Sen. Voinovich Unveils Tax Reform Legislation

Monday, June 23, 2008
Eliminating Overseas Breaks, Cutting Rate


Sen. George Voinovich unveiled broad-based tax reform legislation (S. 3162) focused on cutting the domestic corporate rate from 35 percent to 28 percent and eliminating international tax breaks that he said encourage companies to move jobs overseas.

In introducing the bill, Voinovich said he intends his legislation to become part of a larger debate on tax reform in the next Congress and wants to start a debate on how the United States can be more competitive in the world economy.

He said the bill is intended to end breaks such as tax shelters that let foreign competitors hide U.S. income offshore, tax credits for moving technological innovations--and high-wage manufacturing jobs--overseas, loopholes that encourage reincorporation in low-tax jurisdictions, and an exemption for executives of offshore hedge funds who put their money in certain deferred compensation plans.

The Ohio senator said the next Congress will bring with it "a perfect storm for the tax code."

'Historic Opportunity' Seen

"When the Senate reconvenes in January 2009 for the 111th Congress, we will have an historic opportunity, through fundamental tax reform, to transform the U.S. economy in a manner that will make our nation stronger and more prosperous for generations," Voinovich said in his introductory remarks.

With a new president likely to be seeking major tax changes, the expiration of 2001 and 2003 tax cuts, and the encroaching alternative minimum tax, the stage will be set, the Ohio senator said.

"The competitive pressures of a global economy will force us to change our uncompetitive and inefficient methods of business taxation, including one of the highest corporate marginal rates in the world," he said. "I am not proposing today a comprehensive tax reform bill that would touch every part of the tax code, but I am introducing legislation that addresses one large piece of tax reform, in the hopes of starting a conversation that will inform policymakers as we develop a more comprehensive reform in the next couple of years."

Voinovich said the bill is known as the Manufacturing, Assembling, Development, and Export in the USA--or MADE in the USA--Tax Act.

Corporate Rate Cut Viewed as Centerpiece

He said the domestic corporate rate cut is the centerpiece of his legislation, noting the United States has the second highest corporate rate among the 30 member states of the Organization for Economic Cooperation and Development.
Among some of its major features, the bill would increase the domestic activities deduction under tax code Section 199 for partnerships, S corporations, and sole proprietorships to 12 percent from 9 percent, although that benefit would be taken away for Subchapter C corporations because they would get the benefit of the 7 percent reduction in the top corporate tax rate.

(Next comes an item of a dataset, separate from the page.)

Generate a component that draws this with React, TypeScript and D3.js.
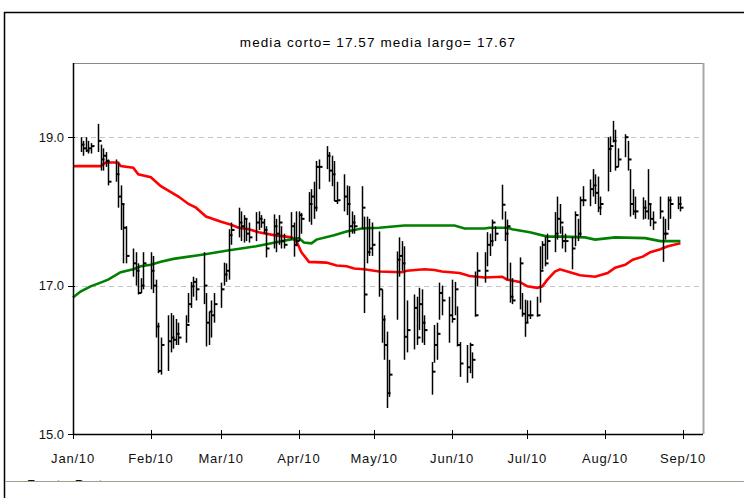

It also would make permanent the 2003 expansion in small business expensing, repeal controversial changes made in 2006 to the housing exclusion for U.S. citizens working abroad, and repeal the highly unpopular 3 percent withholding requirement on payments to federal contractors.

International Provisions Outlined

In the arena of provisions intended to eliminate incentives to move jobs and profits overseas, the bill would:

  • include all foreign-source royalties in passive category income in applying the foreign tax credit limitation;
  • apply the foreign tax credit limitation separately to financial services income;
  • treat certain foreign corporations "managed and controlled" in the United States as domestic corporations;
  • treat certain entities with single owners as corporations;
  • include an anti-treaty shopping provision found in tax reform legislation also proposed by House Ways and Means Committee Chairman Charles Rangel (D-N.Y.);
  • repeal special source rules for inventory property;
  • clarify the determination of foreign oil and gas extraction income;
  • modify the limitation on excess interest deductions of certain corporations;
  • shut down abusive nonqualified deferred compensation arrangements; and
  • restrict the refundable child tax credit available to taxpayers outside the United States.


In introducing his bill, Voinovich acknowledged that a number of factors contribute to a company's decision about where to locate activity and jobs, including wages, workforce skills, transportation costs, and local regulations.

'Tax Push' Cited

However, he said, "there is no doubt that taxes are an important factor. Recent economic research concludes that in a global economy, workers bear the brunt of higher corporate tax rates, through lower wages and fewer jobs. Therefore, it is imperative that we have a tax code that makes the United States an attractive place to locate production, research, and other activity. While the MADE in the USA Tax Act would not address the 'wage pull' that sends jobs to places like China and India, it would deal with the 'tax push' that encourages jobs to leave the United States."

He said recommendations by President Bush's tax reform commission belong as a key part of the national discussion on fundamental tax reform.

"I know there is bipartisan support in this Chamber to move forward on fundamental tax reform. It probably won't happen this year, but that doesn't mean that we shouldn't get started right away. We need to start setting the table," Voinovich said in his statement.